Methylated calls are currently represented as a 'Z' base in the output
-- this is likely to break down-stream tools and may not be final format
in which this modification information is represented. Outputting
methylation from Flappie is enabled for early adopters to think about
how this information may be used; please do not rely on this particular
representation of modifications as it may change in the future.
Particularly, the SAM
output when modification calling is enabled does
not conform to the published specification for that for format.

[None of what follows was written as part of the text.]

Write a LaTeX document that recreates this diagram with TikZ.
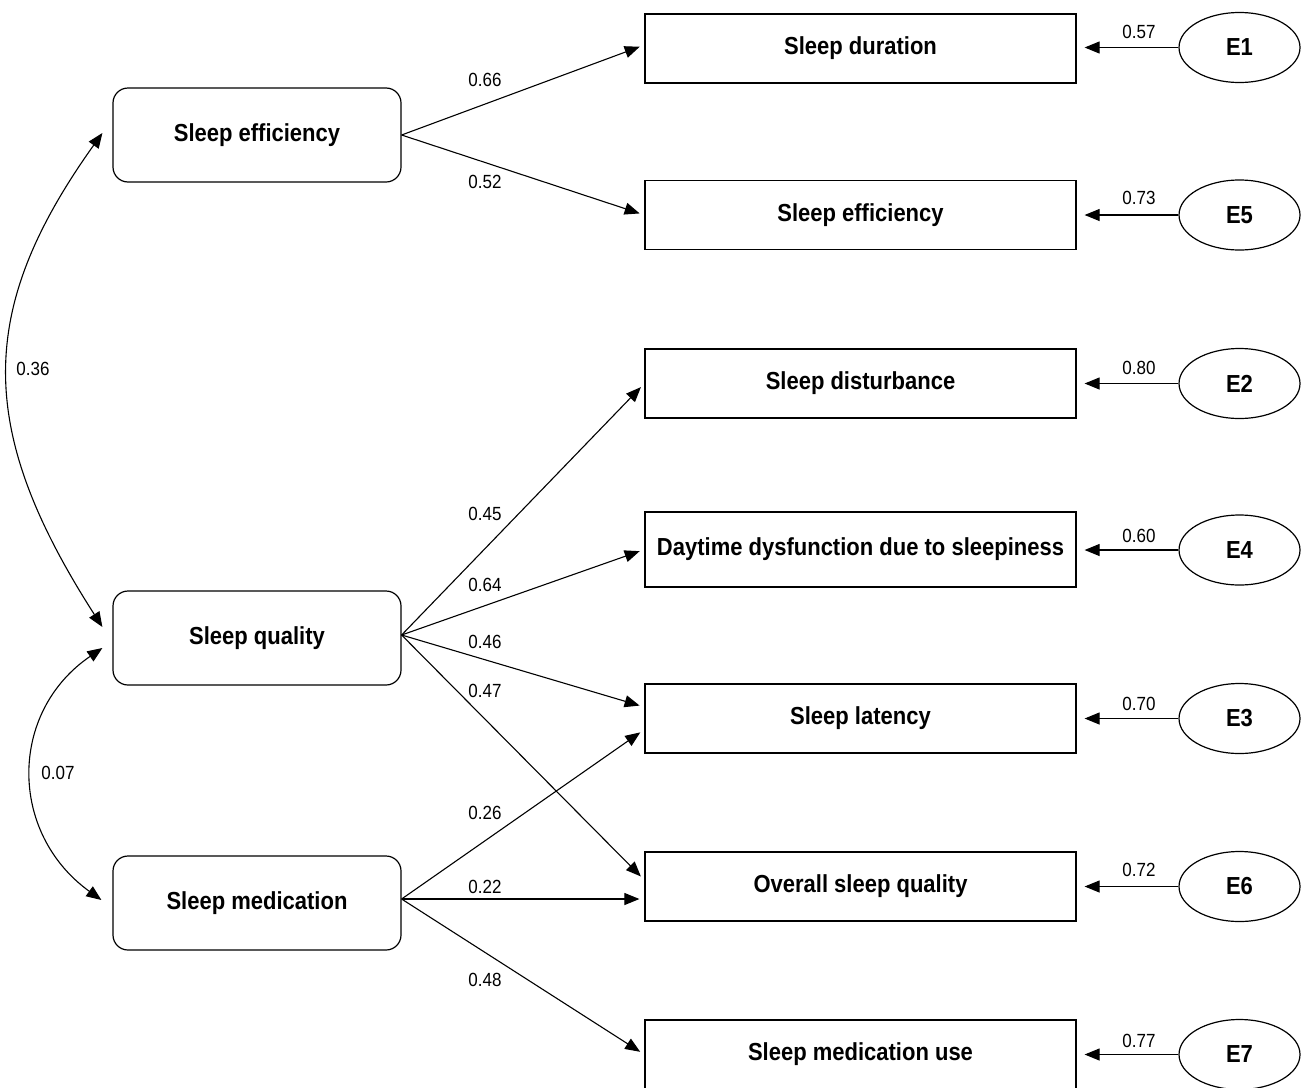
\documentclass[tikz,border=0pt]{standalone}
\usepackage{fontspec}
\usepackage{graphicx}
\setmainfont{Liberation Sans}
\usetikzlibrary{arrows.meta,shapes.geometric}
\newcommand{\tallt}[1]{\scalebox{1}[1.12]{#1}}
\begin{document}
\begin{tikzpicture}[x=1pt,y=-1pt,
  latbox/.style={draw,line width=1.2pt,rounded corners=15pt,minimum width=288pt,minimum height=94pt,inner sep=0pt,font=\fontsize{22}{26}\selectfont\bfseries},
  obsbox/.style={draw,line width=1.2pt,minimum width=431pt,minimum height=69pt,inner sep=0pt,font=\fontsize{22}{26}\selectfont\bfseries},
  errell/.style={draw,ellipse,line width=1.2pt,minimum width=121pt,minimum height=70pt,inner sep=0pt,font=\fontsize{22}{26}\selectfont\bfseries},
  lbl/.style={font=\fontsize{17}{20}\selectfont,inner sep=0pt},
  arr/.style={line width=1.1pt,-{Triangle[length=15pt,width=12pt]},shorten >=5pt},
  earr/.style={line width=1.1pt,-{Triangle[length=15pt,width=12pt]},shorten >=8pt},
  darr/.style={line width=1.1pt,{Triangle[length=15pt,width=12pt]}-{Triangle[length=15pt,width=12pt]}}
]
\useasboundingbox (0,0) rectangle (1305,1087);

% latent boxes
\node[latbox] (se) at (257,135) {\tallt{Sleep efficiency}};
\node[latbox] (sq) at (257,638) {\tallt{Sleep quality}};
\node[latbox] (sm) at (257,903) {\tallt{Sleep medication}};

% observed boxes
\node[obsbox] (rd) at (860.5,48.5) {\tallt{Sleep duration}};
\node[obsbox] (ref) at (860.5,215) {\tallt{Sleep efficiency}};
\node[obsbox] (rdist) at (860.5,383.5) {\tallt{Sleep disturbance}};
\node[obsbox,minimum height=75pt] (rday) at (860.5,549.5) {\tallt{Daytime dysfunction due to sleepiness}};
\node[obsbox] (rlat) at (860.5,718.5) {\tallt{Sleep latency}};
\node[obsbox] (rov) at (860.5,886.5) {\tallt{Overall sleep quality}};
\node[obsbox] (rmed) at (860.5,1054.5) {\tallt{Sleep medication use}};

% error ellipses
\node[errell] (e1) at (1239.5,47.5) {\tallt{E1}};
\node[errell] (e5) at (1239.5,215) {\tallt{E5}};
\node[errell] (e2) at (1239.5,383.5) {\tallt{E2}};
\node[errell] (e4) at (1239.5,550) {\tallt{E4}};
\node[errell] (e3) at (1239.5,718.5) {\tallt{E3}};
\node[errell] (e6) at (1239.5,886.5) {\tallt{E6}};
\node[errell] (e7) at (1239.5,1054.5) {\tallt{E7}};

% loadings
\draw[arr] (se.east) -- ([yshift=3.5pt]rd.west);
\draw[arr] (se.east) -- (ref.west);
\draw[arr] ([yshift=3pt]sq.east) -- (rdist.west);
\draw[arr] ([yshift=3pt]sq.east) -- (rday.west);
\draw[arr] ([yshift=3pt]sq.east) -- ([yshift=11.5pt]rlat.west);
\draw[arr] ([yshift=3pt]sq.east) -- ([yshift=6.5pt]rov.west);
\draw[arr] ([yshift=4pt]sm.east) -- ([yshift=-11pt]rlat.west);
\draw[arr] ([yshift=4pt]sm.east) -- ([yshift=-12.5pt]rov.west);
\draw[arr] ([yshift=4pt]sm.east) -- (rmed.west);

% error arrows
\draw[earr] (e1.west) -- (e1.west -| rd.east);
\draw[earr] (e5.west) -- (e5.west -| ref.east);
\draw[earr] (e2.west) -- (e2.west -| rdist.east);
\draw[earr] (e4.west) -- (e4.west -| rday.east);
\draw[earr] (e3.west) -- (e3.west -| rlat.east);
\draw[earr] (e6.west) -- (e6.west -| rov.east);
\draw[earr] (e7.west) -- (e7.west -| rmed.east);

% correlations
\draw[darr] ([xshift=-10pt,yshift=2pt]se.west) .. controls (-24,310) and (-24,430) .. ([xshift=-10pt,yshift=11pt]sq.west);
\draw[darr] ([xshift=-10pt,yshift=-10pt]sq.west) .. controls (8.5,712) and (8.5,833) .. ([xshift=-11pt,yshift=3pt]sm.west);

% labels
\node[lbl] (l066) at (485,80) {\tallt{0.66}};
\node[lbl] (l052) at (485,182) {\tallt{0.52}};
\node[lbl] (l045) at (485,514) {\tallt{0.45}};
\node[lbl] (l064) at (485,585) {\tallt{0.64}};
\node[lbl] (l046) at (485,642) {\tallt{0.46}};
\node[lbl] (l047) at (485,691) {\tallt{0.47}};
\node[lbl] (l026) at (485,813) {\tallt{0.26}};
\node[lbl] (l022) at (485,887) {\tallt{0.22}};
\node[lbl] (l048) at (485,980) {\tallt{0.48}};
\node[lbl] (l036) at (33,369) {\tallt{0.36}};
\node[lbl] (l007) at (58,773) {\tallt{0.07}};

\node[lbl] (l057) at (1139,32) {\tallt{0.57}};
\node[lbl] (l073) at (1139,198) {\tallt{0.73}};
\node[lbl] (l080) at (1139,368) {\tallt{0.80}};
\node[lbl] (l060) at (1139,536) {\tallt{0.60}};
\node[lbl] (l070) at (1139,704) {\tallt{0.70}};
\node[lbl] (l072) at (1139,870) {\tallt{0.72}};
\node[lbl] (l077) at (1139,1041) {\tallt{0.77}};
\end{tikzpicture}
\end{document}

See https://github.com/nanoporetech/flappie/issues/11 and https://github.com/samtools/hts-specs/issues/362 for more details of the issues involved.
Platform support
The models contained contained in Flappie are trained using data from the MinION platform. Use on other platforms is not supported, although they may generalise to reads from the GridION platform due to the similarity of the hardware.
Quality scores
The quality currently produced for FASTQ and SAM output are derived directly from the probabilistic model output by the Flappie model and have not been calibrated.
Trace file
The trace information is output as a block x state matrix, where the states are the flip (uppercase) and flop (lowercase) bases in the order ACGTacgt or ACGTZacgtz for methylated calls. The probabilities for each state are normalised into the range 0..255 and then represented by an unsigned 8bit integer. Due to rounding, the sum of encoded probabilities for each block may not equal 255.
Abbreviations
References and Supporting Information
Research Release
Research releases are provided as technology demonstrators to provide early access to features or stimulate Community development of tools. Support for this software will be minimal and is only provided directly by the developers. Feature requests, improvements, and discussions are welcome and can be implemented by forking and pull requests. However much as we would like to rectify every issue and piece of feedback users may have, the developers may have limited resource for support of this software. Research releases may be unstable and subject to rapid iteration by Oxford Nanopore Technologies.